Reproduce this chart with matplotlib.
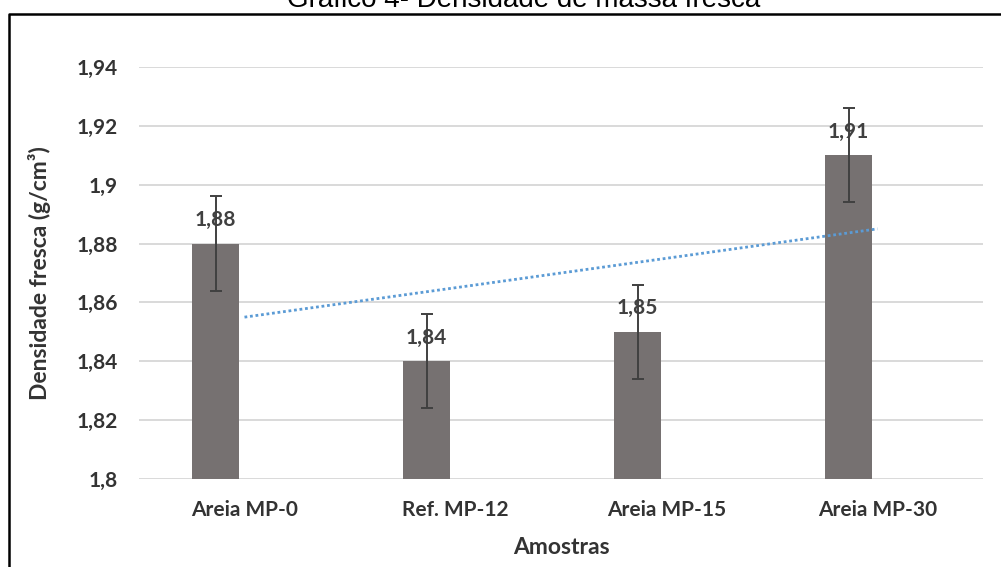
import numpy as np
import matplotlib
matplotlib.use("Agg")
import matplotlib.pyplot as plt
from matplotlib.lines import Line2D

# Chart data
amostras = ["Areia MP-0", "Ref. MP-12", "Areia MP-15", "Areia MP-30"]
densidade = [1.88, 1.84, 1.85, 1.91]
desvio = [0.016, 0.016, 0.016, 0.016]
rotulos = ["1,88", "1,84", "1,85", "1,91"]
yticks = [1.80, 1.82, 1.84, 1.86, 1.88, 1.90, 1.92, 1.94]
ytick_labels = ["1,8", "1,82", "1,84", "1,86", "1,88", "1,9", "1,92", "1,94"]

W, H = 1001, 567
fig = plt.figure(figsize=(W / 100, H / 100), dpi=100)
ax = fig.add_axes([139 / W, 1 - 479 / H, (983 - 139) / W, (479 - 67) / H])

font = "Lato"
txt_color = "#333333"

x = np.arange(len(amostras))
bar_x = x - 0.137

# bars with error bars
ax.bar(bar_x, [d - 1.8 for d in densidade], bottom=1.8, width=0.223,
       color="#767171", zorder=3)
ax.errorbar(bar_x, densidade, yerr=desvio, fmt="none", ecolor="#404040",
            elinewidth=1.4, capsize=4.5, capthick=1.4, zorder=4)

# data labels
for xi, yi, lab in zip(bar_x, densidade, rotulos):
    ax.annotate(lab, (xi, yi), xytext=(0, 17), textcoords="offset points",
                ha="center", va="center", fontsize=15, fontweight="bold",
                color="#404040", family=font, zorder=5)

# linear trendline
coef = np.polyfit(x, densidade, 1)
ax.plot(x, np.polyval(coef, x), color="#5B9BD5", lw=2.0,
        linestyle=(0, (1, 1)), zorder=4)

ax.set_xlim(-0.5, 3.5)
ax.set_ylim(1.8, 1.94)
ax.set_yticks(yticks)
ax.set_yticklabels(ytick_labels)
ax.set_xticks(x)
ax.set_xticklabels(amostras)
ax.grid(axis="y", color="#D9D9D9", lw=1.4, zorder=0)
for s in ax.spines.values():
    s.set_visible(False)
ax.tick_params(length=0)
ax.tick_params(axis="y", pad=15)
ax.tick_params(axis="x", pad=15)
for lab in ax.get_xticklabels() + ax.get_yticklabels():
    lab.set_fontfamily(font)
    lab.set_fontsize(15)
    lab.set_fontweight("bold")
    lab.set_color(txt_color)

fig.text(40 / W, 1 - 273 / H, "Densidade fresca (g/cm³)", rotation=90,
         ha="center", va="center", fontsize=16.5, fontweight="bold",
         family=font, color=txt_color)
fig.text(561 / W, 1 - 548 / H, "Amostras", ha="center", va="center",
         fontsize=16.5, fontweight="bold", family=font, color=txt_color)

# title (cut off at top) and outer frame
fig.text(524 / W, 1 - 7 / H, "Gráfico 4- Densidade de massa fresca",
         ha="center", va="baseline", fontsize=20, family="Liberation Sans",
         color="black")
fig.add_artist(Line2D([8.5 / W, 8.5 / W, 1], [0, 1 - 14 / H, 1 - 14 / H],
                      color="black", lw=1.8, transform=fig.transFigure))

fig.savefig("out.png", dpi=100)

···

REQUEST »
Transcribe the listing in full. Omit the pictures and keep every line exact.

FINAL RESULT »
Reproduce this chart with matplotlib.
import numpy as np
import matplotlib
matplotlib.use("Agg")
import matplotlib.pyplot as plt
from matplotlib.lines import Line2D

# Chart data
amostras = ["Areia MP-0", "Ref. MP-12", "Areia MP-15", "Areia MP-30"]
densidade = [1.88, 1.84, 1.85, 1.91]
desvio = [0.016, 0.016, 0.016, 0.016]
rotulos = ["1,88", "1,84", "1,85", "1,91"]
yticks = [1.80, 1.82, 1.84, 1.86, 1.88, 1.90, 1.92, 1.94]
ytick_labels = ["1,8", "1,82", "1,84", "1,86", "1,88", "1,9", "1,92", "1,94"]

W, H = 1001, 567
fig = plt.figure(figsize=(W / 100, H / 100), dpi=100)
ax = fig.add_axes([139 / W, 1 - 479 / H, (983 - 139) / W, (479 - 67) / H])

font = "Lato"
txt_color = "#333333"

x = np.arange(len(amostras))
bar_x = x - 0.137

# bars with error bars
ax.bar(bar_x, [d - 1.8 for d in densidade], bottom=1.8, width=0.223,
       color="#767171", zorder=3)
ax.errorbar(bar_x, densidade, yerr=desvio, fmt="none", ecolor="#404040",
            elinewidth=1.4, capsize=4.5, capthick=1.4, zorder=4)

# data labels
for xi, yi, lab in zip(bar_x, densidade, rotulos):
    ax.annotate(lab, (xi, yi), xytext=(0, 17), textcoords="offset points",
                ha="center", va="center", fontsize=15, fontweight="bold",
                color="#404040", family=font, zorder=5)

# linear trendline
coef = np.polyfit(x, densidade, 1)
ax.plot(x, np.polyval(coef, x), color="#5B9BD5", lw=2.0,
        linestyle=(0, (1, 1)), zorder=4)

ax.set_xlim(-0.5, 3.5)
ax.set_ylim(1.8, 1.94)
ax.set_yticks(yticks)
ax.set_yticklabels(ytick_labels)
ax.set_xticks(x)
ax.set_xticklabels(amostras)
ax.grid(axis="y", color="#D9D9D9", lw=1.4, zorder=0)
for s in ax.spines.values():
    s.set_visible(False)
ax.tick_params(length=0)
ax.tick_params(axis="y", pad=15)
ax.tick_params(axis="x", pad=15)
for lab in ax.get_xticklabels() + ax.get_yticklabels():
    lab.set_fontfamily(font)
    lab.set_fontsize(15)
    lab.set_fontweight("bold")
    lab.set_color(txt_color)

fig.text(40 / W, 1 - 273 / H, "Densidade fresca (g/cm³)", rotation=90,
         ha="center", va="center", fontsize=16.5, fontweight="bold",
         family=font, color=txt_color)
fig.text(561 / W, 1 - 548 / H, "Amostras", ha="center", va="center",
         fontsize=16.5, fontweight="bold", family=font, color=txt_color)

# title (cut off at top) and outer frame
fig.text(524 / W, 1 - 7 / H, "Gráfico 4- Densidade de massa fresca",
         ha="center", va="baseline", fontsize=20, family="Liberation Sans",
         color="black")
fig.add_artist(Line2D([8.5 / W, 8.5 / W, 1], [0, 1 - 14 / H, 1 - 14 / H],
                      color="black", lw=1.8, transform=fig.transFigure))

fig.savefig("out.png", dpi=100)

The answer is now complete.